On 30 August 1995, a new constitution providing, inter alia, for a smaller bicameral legislature was approved by popular referendum. On 2 October, the President announced the December election dates.

==Conduct==
The overall conduct of the polling was overseen by the Central Election Commission (OSK). According to it, 285 candidates (128 self-nominated, 157 registered to parties or public associations) ran for the 67 Mäjilis seats. As for the Senate, 49 candidates vied for the 40 elective seats, with 14 of the 20 constituencies being uncontested. There were a series of limitations on pre-election campaigning.

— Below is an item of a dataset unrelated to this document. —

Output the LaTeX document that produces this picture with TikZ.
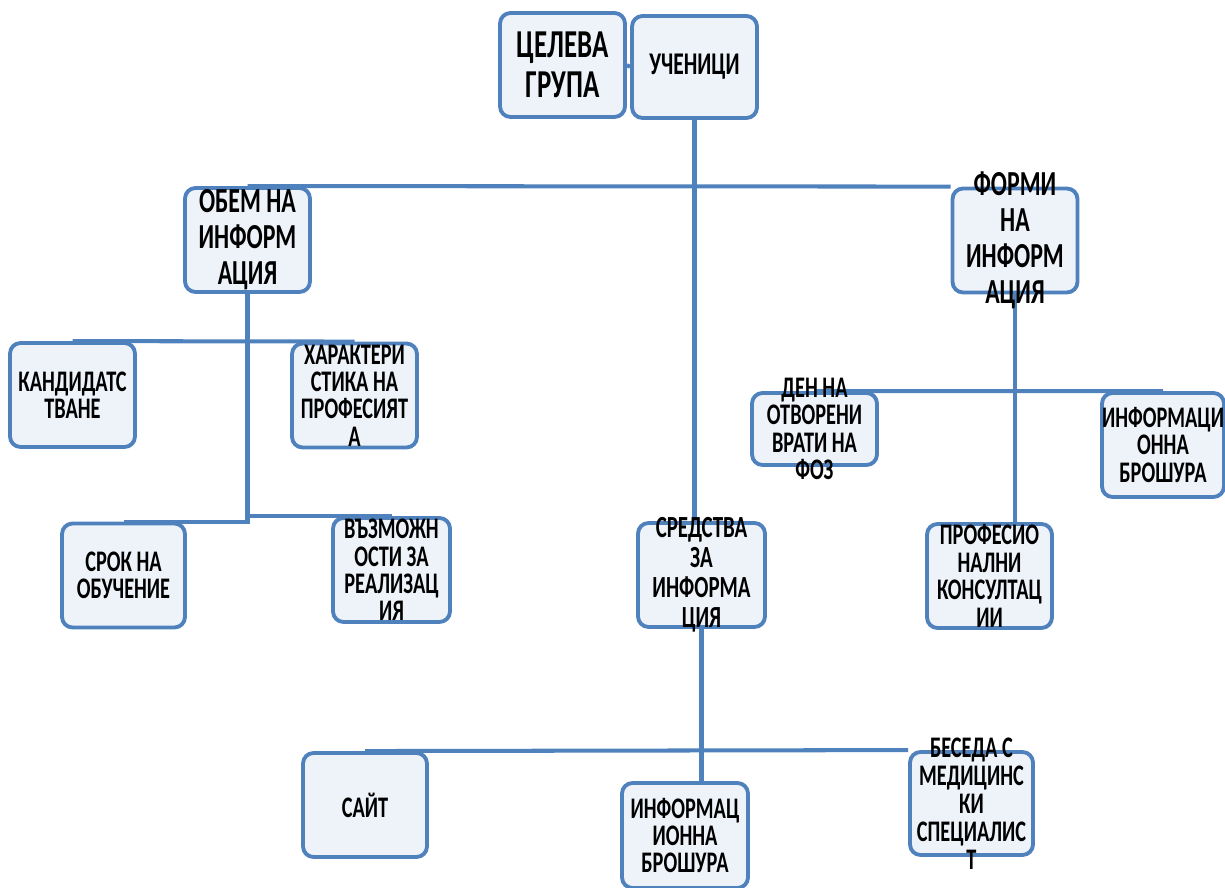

The 9 December polling day for the Mäjilis was monitored by domestic and international observers and saw a reported turnout of over 79%. Observers from the Organization for Security and Co-operation in Europe questioned this figure, citing a number of irregularities, including multiple voting by the same individual. At the end of the day, only 41 candidates were declared elected with the required thresholds. Two weeks later, on 23 December, another 13 Deputies were chosen. Finally, on 4 February 1996, the remaining 13 seats were filled. Of the opposition parties, many boycotted the poll.

==Results==

| Party |  | Votes | % | Seats | +/– |
|  | People's Union of Kazakhstan Unity |  |  | 25 | –8 |
|  | Democratic Party |  |  | 12 | New |
|  | Peasants Union of Kazakhstan |  |  | 7 | +3 |
|  | Federation of Trade Unions of Kazakhstan |  |  | 5 | –6 |
|  | Union of Kazakhstan's Youth |  |  | 3 | +2 |
|  | Communist Party of Kazakhstan |  |  | 2 | +2 |
|  | People's Cooperative Party of Kazakhstan |  |  | 2 | New |
|  | Party of Kazakhstan's Revival |  |  | 1 | New |
|  | People's Congress of Kazakhstan |  |  | 1 | –8 |
|  | Socialist Party of Kazakhstan |  |  | 1 | –7 |
|  | Social Movement "Harmony" |  |  | 1 | –4 |
|  | Independents |  |  | 7 | –56 |
| Total |  |  |  | 67 | –110 |
| Valid votes |  | 7,120,592 | 99.54 |  |  |
| Invalid/blank votes |  | 32,851 | 0.46 |  |  |
| Total votes |  | 7,153,443 | 100.00 |  |  |
| Registered voters/turnout |  | 8,959,543 | 79.84 |  |  |
Source: Nohlen et al.

==Aftermath==
On 30 January the newly constituted Parliament met in joint session for the first time. The Council of Ministers was headed by Prime Minister Akezhan Kazhegeldin.